Provided entries:
##############################

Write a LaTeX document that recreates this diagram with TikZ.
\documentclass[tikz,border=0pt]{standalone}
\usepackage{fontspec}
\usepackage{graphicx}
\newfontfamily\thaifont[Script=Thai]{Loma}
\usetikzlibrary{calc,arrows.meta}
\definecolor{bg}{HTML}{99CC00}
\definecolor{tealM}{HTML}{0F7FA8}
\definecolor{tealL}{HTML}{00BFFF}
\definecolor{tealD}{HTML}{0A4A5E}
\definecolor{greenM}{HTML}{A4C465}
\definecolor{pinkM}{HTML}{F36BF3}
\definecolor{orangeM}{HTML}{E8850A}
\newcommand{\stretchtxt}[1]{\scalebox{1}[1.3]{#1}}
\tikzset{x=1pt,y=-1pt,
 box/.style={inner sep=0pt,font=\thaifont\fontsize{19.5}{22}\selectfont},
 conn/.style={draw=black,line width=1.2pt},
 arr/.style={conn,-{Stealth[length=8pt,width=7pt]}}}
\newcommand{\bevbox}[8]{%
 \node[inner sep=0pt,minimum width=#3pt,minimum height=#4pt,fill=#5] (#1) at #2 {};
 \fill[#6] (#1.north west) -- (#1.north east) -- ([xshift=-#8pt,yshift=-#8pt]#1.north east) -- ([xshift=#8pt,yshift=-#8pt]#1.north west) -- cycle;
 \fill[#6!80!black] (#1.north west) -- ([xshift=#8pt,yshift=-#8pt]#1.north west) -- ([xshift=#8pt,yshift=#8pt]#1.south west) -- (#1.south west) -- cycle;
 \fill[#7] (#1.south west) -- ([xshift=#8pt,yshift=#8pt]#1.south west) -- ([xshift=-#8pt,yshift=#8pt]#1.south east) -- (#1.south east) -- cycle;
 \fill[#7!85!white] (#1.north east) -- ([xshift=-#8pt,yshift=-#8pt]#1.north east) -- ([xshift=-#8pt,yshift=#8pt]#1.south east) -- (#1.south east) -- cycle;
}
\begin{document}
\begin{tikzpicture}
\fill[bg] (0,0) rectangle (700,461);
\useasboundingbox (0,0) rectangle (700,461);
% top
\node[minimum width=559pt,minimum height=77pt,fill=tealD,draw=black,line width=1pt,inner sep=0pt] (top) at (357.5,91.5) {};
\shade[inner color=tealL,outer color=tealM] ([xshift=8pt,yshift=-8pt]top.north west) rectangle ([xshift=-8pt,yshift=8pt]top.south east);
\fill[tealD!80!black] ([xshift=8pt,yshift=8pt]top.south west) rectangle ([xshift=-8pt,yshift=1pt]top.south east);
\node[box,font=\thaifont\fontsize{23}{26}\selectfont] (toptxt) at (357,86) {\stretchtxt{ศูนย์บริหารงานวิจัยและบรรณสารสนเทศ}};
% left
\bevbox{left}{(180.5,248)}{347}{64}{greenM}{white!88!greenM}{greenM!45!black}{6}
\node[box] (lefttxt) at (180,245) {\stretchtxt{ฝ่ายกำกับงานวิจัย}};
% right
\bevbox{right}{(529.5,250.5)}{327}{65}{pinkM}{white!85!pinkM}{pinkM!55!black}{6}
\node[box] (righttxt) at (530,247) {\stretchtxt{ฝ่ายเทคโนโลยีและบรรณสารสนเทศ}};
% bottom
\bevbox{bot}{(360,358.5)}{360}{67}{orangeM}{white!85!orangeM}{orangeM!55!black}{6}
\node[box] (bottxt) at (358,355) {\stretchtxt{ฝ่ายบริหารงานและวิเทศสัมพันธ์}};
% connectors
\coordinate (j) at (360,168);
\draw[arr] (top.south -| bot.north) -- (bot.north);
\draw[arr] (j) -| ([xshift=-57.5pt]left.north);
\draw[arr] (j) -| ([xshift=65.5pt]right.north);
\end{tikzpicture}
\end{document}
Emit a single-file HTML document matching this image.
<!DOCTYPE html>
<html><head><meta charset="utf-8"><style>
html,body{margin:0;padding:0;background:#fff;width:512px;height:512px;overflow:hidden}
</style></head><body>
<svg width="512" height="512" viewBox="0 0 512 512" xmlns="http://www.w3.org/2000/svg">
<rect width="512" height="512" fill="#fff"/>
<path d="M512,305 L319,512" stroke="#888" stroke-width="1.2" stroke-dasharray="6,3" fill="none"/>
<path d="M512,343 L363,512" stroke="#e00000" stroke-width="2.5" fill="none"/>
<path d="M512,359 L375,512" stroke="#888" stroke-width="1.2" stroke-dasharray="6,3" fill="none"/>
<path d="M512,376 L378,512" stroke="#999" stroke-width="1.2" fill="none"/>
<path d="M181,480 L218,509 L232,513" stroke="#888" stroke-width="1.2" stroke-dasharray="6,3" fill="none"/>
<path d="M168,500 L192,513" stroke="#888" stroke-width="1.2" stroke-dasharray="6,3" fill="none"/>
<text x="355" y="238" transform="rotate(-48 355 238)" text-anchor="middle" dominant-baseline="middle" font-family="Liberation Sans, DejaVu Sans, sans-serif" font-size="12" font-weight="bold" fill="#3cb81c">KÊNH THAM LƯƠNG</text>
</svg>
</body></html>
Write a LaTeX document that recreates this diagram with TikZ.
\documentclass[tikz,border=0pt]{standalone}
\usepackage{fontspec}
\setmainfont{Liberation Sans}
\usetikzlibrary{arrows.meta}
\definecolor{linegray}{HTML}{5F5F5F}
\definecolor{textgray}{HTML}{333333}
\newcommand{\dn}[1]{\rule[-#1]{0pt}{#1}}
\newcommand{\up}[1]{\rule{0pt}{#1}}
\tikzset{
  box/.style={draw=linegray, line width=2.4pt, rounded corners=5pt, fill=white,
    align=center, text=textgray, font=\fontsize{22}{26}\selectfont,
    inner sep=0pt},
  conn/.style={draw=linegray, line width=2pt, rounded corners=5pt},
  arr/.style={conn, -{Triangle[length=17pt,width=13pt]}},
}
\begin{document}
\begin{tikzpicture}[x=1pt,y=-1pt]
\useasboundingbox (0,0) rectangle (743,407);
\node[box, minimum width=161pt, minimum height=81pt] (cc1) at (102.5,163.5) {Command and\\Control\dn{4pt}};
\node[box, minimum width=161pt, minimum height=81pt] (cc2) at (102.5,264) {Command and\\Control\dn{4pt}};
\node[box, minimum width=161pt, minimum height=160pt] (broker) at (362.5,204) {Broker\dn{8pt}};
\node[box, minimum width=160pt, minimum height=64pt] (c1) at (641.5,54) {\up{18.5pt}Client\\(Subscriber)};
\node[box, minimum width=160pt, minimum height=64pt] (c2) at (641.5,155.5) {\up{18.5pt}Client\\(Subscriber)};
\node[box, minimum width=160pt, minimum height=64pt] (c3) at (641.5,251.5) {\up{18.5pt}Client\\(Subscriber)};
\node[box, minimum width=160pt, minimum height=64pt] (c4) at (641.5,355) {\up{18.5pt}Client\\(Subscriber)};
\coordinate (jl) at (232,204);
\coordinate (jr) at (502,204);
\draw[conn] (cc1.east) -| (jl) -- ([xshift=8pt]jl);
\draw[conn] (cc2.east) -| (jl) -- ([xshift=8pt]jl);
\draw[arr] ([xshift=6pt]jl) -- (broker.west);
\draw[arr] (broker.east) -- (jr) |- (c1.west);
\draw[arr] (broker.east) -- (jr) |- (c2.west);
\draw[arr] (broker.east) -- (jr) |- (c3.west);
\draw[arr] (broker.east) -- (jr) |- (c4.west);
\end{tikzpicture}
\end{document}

##############################

The task:
Copy out all of the records shown above exactly.

Solution for this task:
Write a LaTeX document that recreates this diagram with TikZ.
\documentclass[tikz,border=0pt]{standalone}
\usepackage{fontspec}
\usepackage{graphicx}
\newfontfamily\thaifont[Script=Thai]{Loma}
\usetikzlibrary{calc,arrows.meta}
\definecolor{bg}{HTML}{99CC00}
\definecolor{tealM}{HTML}{0F7FA8}
\definecolor{tealL}{HTML}{00BFFF}
\definecolor{tealD}{HTML}{0A4A5E}
\definecolor{greenM}{HTML}{A4C465}
\definecolor{pinkM}{HTML}{F36BF3}
\definecolor{orangeM}{HTML}{E8850A}
\newcommand{\stretchtxt}[1]{\scalebox{1}[1.3]{#1}}
\tikzset{x=1pt,y=-1pt,
 box/.style={inner sep=0pt,font=\thaifont\fontsize{19.5}{22}\selectfont},
 conn/.style={draw=black,line width=1.2pt},
 arr/.style={conn,-{Stealth[length=8pt,width=7pt]}}}
\newcommand{\bevbox}[8]{%
 \node[inner sep=0pt,minimum width=#3pt,minimum height=#4pt,fill=#5] (#1) at #2 {};
 \fill[#6] (#1.north west) -- (#1.north east) -- ([xshift=-#8pt,yshift=-#8pt]#1.north east) -- ([xshift=#8pt,yshift=-#8pt]#1.north west) -- cycle;
 \fill[#6!80!black] (#1.north west) -- ([xshift=#8pt,yshift=-#8pt]#1.north west) -- ([xshift=#8pt,yshift=#8pt]#1.south west) -- (#1.south west) -- cycle;
 \fill[#7] (#1.south west) -- ([xshift=#8pt,yshift=#8pt]#1.south west) -- ([xshift=-#8pt,yshift=#8pt]#1.south east) -- (#1.south east) -- cycle;
 \fill[#7!85!white] (#1.north east) -- ([xshift=-#8pt,yshift=-#8pt]#1.north east) -- ([xshift=-#8pt,yshift=#8pt]#1.south east) -- (#1.south east) -- cycle;
}
\begin{document}
\begin{tikzpicture}
\fill[bg] (0,0) rectangle (700,461);
\useasboundingbox (0,0) rectangle (700,461);
% top
\node[minimum width=559pt,minimum height=77pt,fill=tealD,draw=black,line width=1pt,inner sep=0pt] (top) at (357.5,91.5) {};
\shade[inner color=tealL,outer color=tealM] ([xshift=8pt,yshift=-8pt]top.north west) rectangle ([xshift=-8pt,yshift=8pt]top.south east);
\fill[tealD!80!black] ([xshift=8pt,yshift=8pt]top.south west) rectangle ([xshift=-8pt,yshift=1pt]top.south east);
\node[box,font=\thaifont\fontsize{23}{26}\selectfont] (toptxt) at (357,86) {\stretchtxt{ศูนย์บริหารงานวิจัยและบรรณสารสนเทศ}};
% left
\bevbox{left}{(180.5,248)}{347}{64}{greenM}{white!88!greenM}{greenM!45!black}{6}
\node[box] (lefttxt) at (180,245) {\stretchtxt{ฝ่ายกำกับงานวิจัย}};
% right
\bevbox{right}{(529.5,250.5)}{327}{65}{pinkM}{white!85!pinkM}{pinkM!55!black}{6}
\node[box] (righttxt) at (530,247) {\stretchtxt{ฝ่ายเทคโนโลยีและบรรณสารสนเทศ}};
% bottom
\bevbox{bot}{(360,358.5)}{360}{67}{orangeM}{white!85!orangeM}{orangeM!55!black}{6}
\node[box] (bottxt) at (358,355) {\stretchtxt{ฝ่ายบริหารงานและวิเทศสัมพันธ์}};
% connectors
\coordinate (j) at (360,168);
\draw[arr] (top.south -| bot.north) -- (bot.north);
\draw[arr] (j) -| ([xshift=-57.5pt]left.north);
\draw[arr] (j) -| ([xshift=65.5pt]right.north);
\end{tikzpicture}
\end{document}
Emit a single-file HTML document matching this image.
<!DOCTYPE html>
<html><head><meta charset="utf-8"><style>
html,body{margin:0;padding:0;background:#fff;width:512px;height:512px;overflow:hidden}
</style></head><body>
<svg width="512" height="512" viewBox="0 0 512 512" xmlns="http://www.w3.org/2000/svg">
<rect width="512" height="512" fill="#fff"/>
<path d="M512,305 L319,512" stroke="#888" stroke-width="1.2" stroke-dasharray="6,3" fill="none"/>
<path d="M512,343 L363,512" stroke="#e00000" stroke-width="2.5" fill="none"/>
<path d="M512,359 L375,512" stroke="#888" stroke-width="1.2" stroke-dasharray="6,3" fill="none"/>
<path d="M512,376 L378,512" stroke="#999" stroke-width="1.2" fill="none"/>
<path d="M181,480 L218,509 L232,513" stroke="#888" stroke-width="1.2" stroke-dasharray="6,3" fill="none"/>
<path d="M168,500 L192,513" stroke="#888" stroke-width="1.2" stroke-dasharray="6,3" fill="none"/>
<text x="355" y="238" transform="rotate(-48 355 238)" text-anchor="middle" dominant-baseline="middle" font-family="Liberation Sans, DejaVu Sans, sans-serif" font-size="12" font-weight="bold" fill="#3cb81c">KÊNH THAM LƯƠNG</text>
</svg>
</body></html>
Write a LaTeX document that recreates this diagram with TikZ.
\documentclass[tikz,border=0pt]{standalone}
\usepackage{fontspec}
\setmainfont{Liberation Sans}
\usetikzlibrary{arrows.meta}
\definecolor{linegray}{HTML}{5F5F5F}
\definecolor{textgray}{HTML}{333333}
\newcommand{\dn}[1]{\rule[-#1]{0pt}{#1}}
\newcommand{\up}[1]{\rule{0pt}{#1}}
\tikzset{
  box/.style={draw=linegray, line width=2.4pt, rounded corners=5pt, fill=white,
    align=center, text=textgray, font=\fontsize{22}{26}\selectfont,
    inner sep=0pt},
  conn/.style={draw=linegray, line width=2pt, rounded corners=5pt},
  arr/.style={conn, -{Triangle[length=17pt,width=13pt]}},
}
\begin{document}
\begin{tikzpicture}[x=1pt,y=-1pt]
\useasboundingbox (0,0) rectangle (743,407);
\node[box, minimum width=161pt, minimum height=81pt] (cc1) at (102.5,163.5) {Command and\\Control\dn{4pt}};
\node[box, minimum width=161pt, minimum height=81pt] (cc2) at (102.5,264) {Command and\\Control\dn{4pt}};
\node[box, minimum width=161pt, minimum height=160pt] (broker) at (362.5,204) {Broker\dn{8pt}};
\node[box, minimum width=160pt, minimum height=64pt] (c1) at (641.5,54) {\up{18.5pt}Client\\(Subscriber)};
\node[box, minimum width=160pt, minimum height=64pt] (c2) at (641.5,155.5) {\up{18.5pt}Client\\(Subscriber)};
\node[box, minimum width=160pt, minimum height=64pt] (c3) at (641.5,251.5) {\up{18.5pt}Client\\(Subscriber)};
\node[box, minimum width=160pt, minimum height=64pt] (c4) at (641.5,355) {\up{18.5pt}Client\\(Subscriber)};
\coordinate (jl) at (232,204);
\coordinate (jr) at (502,204);
\draw[conn] (cc1.east) -| (jl) -- ([xshift=8pt]jl);
\draw[conn] (cc2.east) -| (jl) -- ([xshift=8pt]jl);
\draw[arr] ([xshift=6pt]jl) -- (broker.west);
\draw[arr] (broker.east) -- (jr) |- (c1.west);
\draw[arr] (broker.east) -- (jr) |- (c2.west);
\draw[arr] (broker.east) -- (jr) |- (c3.west);
\draw[arr] (broker.east) -- (jr) |- (c4.west);
\end{tikzpicture}
\end{document}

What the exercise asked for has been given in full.